Un présage face auquel la poète refuse pourtant de se la fermer. En tentant de s’arracher du corps et du crâne la honte de soi inoculée dès l’enfance, ou en parlant de celle dont on marchande le corps, dépositaire de toutes les injonctions contradictoires à la virginité et à la lasciveté, Turmel écrit comme on rallie derrière soi les troupes.
Elles seront d’ailleurs toutes conviées, même celles que le conformisme de l’obéissance muette a depuis trop longtemps avalées. Ce ne sera évidemment pas simple : « Vérité ou conséquence // la liberté c’est de choisir / le nombre et la couleur / des bonbons troqués / contre la liberté. »
Avec l’espoir que s’additionnent les cris de toutes ces femmes « lourdes de leurs ailes / arrachées », Émilie Turmel cale sa voix sur celles des poètes qui l’ont précédée, et qui dans plusieurs cas continuent de hurler des vérités, par-delà la mort (Huguette Gaulin, Sylvia Plath, Geneviève Desrosiers).

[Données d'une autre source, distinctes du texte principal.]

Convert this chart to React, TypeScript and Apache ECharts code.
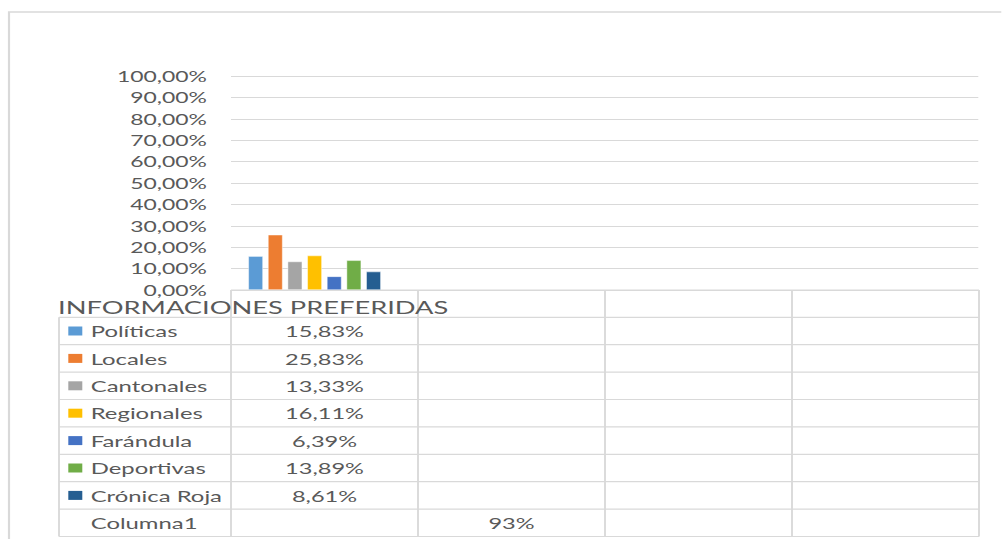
import React, { useEffect, useRef } from "react";
import * as echarts from "echarts";

// ---- data ----
const categories = ["", "", "", ""];
const seriesNames = ["Políticas", "Locales", "Cantonales", "Regionales", "Farándula", "Deportivas", "Crónica Roja"];
const seriesValues = [0.1583, 0.2583, 0.1333, 0.1611, 0.0639, 0.1389, 0.0861];
const seriesColors = ["#5B9BD5", "#ED7D31", "#A5A5A5", "#FFC000", "#4472C4", "#70AD47", "#255E91"];
const extraSeriesName = "Columna1";
const extraSeriesValues: (number | null)[] = [null, 0.93, null, null];
const titleText = "INFORMACIONES PREFERIDAS";
const yMin = 0;
const yMax = 1;
const yInterval = 0.1;

// ---- layout (screen px; the drawing is stretched horizontally by S) ----
const S = 1.55;
const W = 1002 / S;
const H = 539;
const X = (px: number) => px / S;
const FONT = "Lato, 'Liberation Sans', sans-serif";
const TEXT = "#595959";
const LINE = "#d9d9d9";

const plotLeft = 231;
const plotRight = 979;
const plotTop = 76;
const plotBottom = 290;
const tableLeft = 59;
const headerBottom = 317.3;
const rowH = 27.4;

const fmt2 = (v: number) => (v * 100).toFixed(2).replace(".", ",") + "%";
const fmt0 = (v: number) => (v * 100).toFixed(0) + "%";

export default function App() {
  const ref = useRef<HTMLDivElement>(null);
  useEffect(() => {
    if (!ref.current) return;
    const chart = echarts.init(ref.current, null, { renderer: "svg" });
    const nCat = categories.length;
    const catW = (plotRight - plotLeft) / nCat;
    const nRows = seriesNames.length + 1;
    const tableBottom = headerBottom + nRows * rowH;

    const g: any[] = [];
    // outer frame
    g.push({
      type: "rect",
      shape: { x: X(9), y: 12, width: 2000, height: 1000 },
      style: { fill: "none", stroke: LINE, lineWidth: 1.4 },
      silent: true,
    });
    // table top line (over the category columns)
    g.push({
      type: "line",
      shape: { x1: X(plotLeft), y1: plotBottom, x2: X(plotRight), y2: plotBottom },
      style: { stroke: LINE, lineWidth: 1.2 },
    });
    // horizontal row lines
    for (let r = 0; r <= nRows; r++) {
      const y = headerBottom + r * rowH;
      g.push({
        type: "line",
        shape: { x1: X(tableLeft), y1: y, x2: X(plotRight), y2: y },
        style: { stroke: LINE, lineWidth: 1.2 },
      });
    }
    // vertical lines
    g.push({
      type: "line",
      shape: { x1: X(tableLeft), y1: headerBottom, x2: X(tableLeft), y2: tableBottom },
      style: { stroke: LINE, lineWidth: 1.2 },
    });
    for (let c = 0; c <= nCat; c++) {
      const x = plotLeft + c * catW;
      g.push({
        type: "line",
        shape: { x1: X(x), y1: plotBottom, x2: X(x), y2: tableBottom },
        style: { stroke: LINE, lineWidth: 1.2 },
      });
    }
    // title
    g.push({
      type: "text",
      x: X(58),
      y: 307.5,
      style: { text: titleText, fill: TEXT, font: `17.6px ${FONT}`, verticalAlign: "middle", align: "left" },
    });
    // rows
    const rowNames = [...seriesNames, extraSeriesName];
    rowNames.forEach((name, i) => {
      const cy = headerBottom + i * rowH + rowH / 2;
      if (i < seriesNames.length) {
        g.push({
          type: "rect",
          shape: { x: X(68.3), y: cy - 4.5, width: X(14), height: 9 },
          style: { fill: seriesColors[i] },
        });
      }
      g.push({
        type: "text",
        x: X(90.7),
        y: cy,
        style: { text: name, fill: TEXT, font: `15.4px ${FONT}`, verticalAlign: "middle", align: "left" },
      });
      const vals = i < seriesNames.length ? [seriesValues[i], null, null, null] : extraSeriesValues;
      vals.forEach((v, c) => {
        if (v == null) return;
        g.push({
          type: "text",
          x: X(plotLeft + (c + 0.5) * catW),
          y: cy,
          style: {
            text: i < seriesNames.length ? fmt2(v) : fmt0(v),
            fill: TEXT,
            font: `15.2px ${FONT}`,
            verticalAlign: "middle",
            align: "center",
          },
        });
      });
    });

    const series: any[] = seriesNames.map((name, i) => ({
      name,
      type: "bar",
      data: categories.map((_, c) => (c === 0 ? seriesValues[i] : null)),
      barWidth: X(15),
      barGap: "31%",
      itemStyle: { color: seriesColors[i], borderColor: "rgba(255,255,255,0.6)", borderWidth: 0.6 },
    }));
    series.push({
      name: extraSeriesName,
      type: "bar",
      data: extraSeriesValues,
      barWidth: X(15),
      barGap: "31%",
      itemStyle: { color: "rgba(0,0,0,0)" },
    });

    chart.setOption({
      animation: false,
      backgroundColor: "#ffffff",
      grid: {
        left: X(plotLeft),
        right: W - X(plotRight),
        top: plotTop,
        bottom: H - plotBottom,
        containLabel: false,
      },
      xAxis: {
        type: "category",
        data: categories,
        axisLine: { show: false },
        axisTick: { show: false },
        axisLabel: { show: false },
      },
      yAxis: {
        type: "value",
        min: yMin,
        max: yMax,
        interval: yInterval,
        axisLine: { show: false },
        axisTick: { show: false },
        splitLine: { lineStyle: { color: LINE, width: 1.2 } },
        axisLabel: {
          formatter: (v: number) => fmt2(v),
          color: TEXT,
          fontFamily: FONT,
          fontSize: 14.8,
          margin: X(24),
        },
      },
      series,
      graphic: g,
    });
    return () => chart.dispose();
  }, []);

  return (
    <div
      style={{
        position: "fixed",
        left: 0,
        top: 0,
        width: 1002,
        height: 539,
        overflow: "hidden",
        background: "#fff",
      }}
    >
      <div
        ref={ref}
        style={{ width: W, height: H, transform: `scaleX(${S})`, transformOrigin: "0 0" }}
      />
    </div>
  );
}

Les insoumises ont tout à leur avantage, afin d’effrayer leurs ennemis nombreux, de se faire la courte échelle, jusque sur les épaules de celles dont la fureur provoque encore des tremblements.
« Je lève mon verre à la persistance / de leurs réincarnations », conclut-elle, un geste que ne peut qu’imiter celui qui sait que sa liberté ne sera que partielle, tant et aussi longtemps que toutes les dominations n’auraient pas été abolies.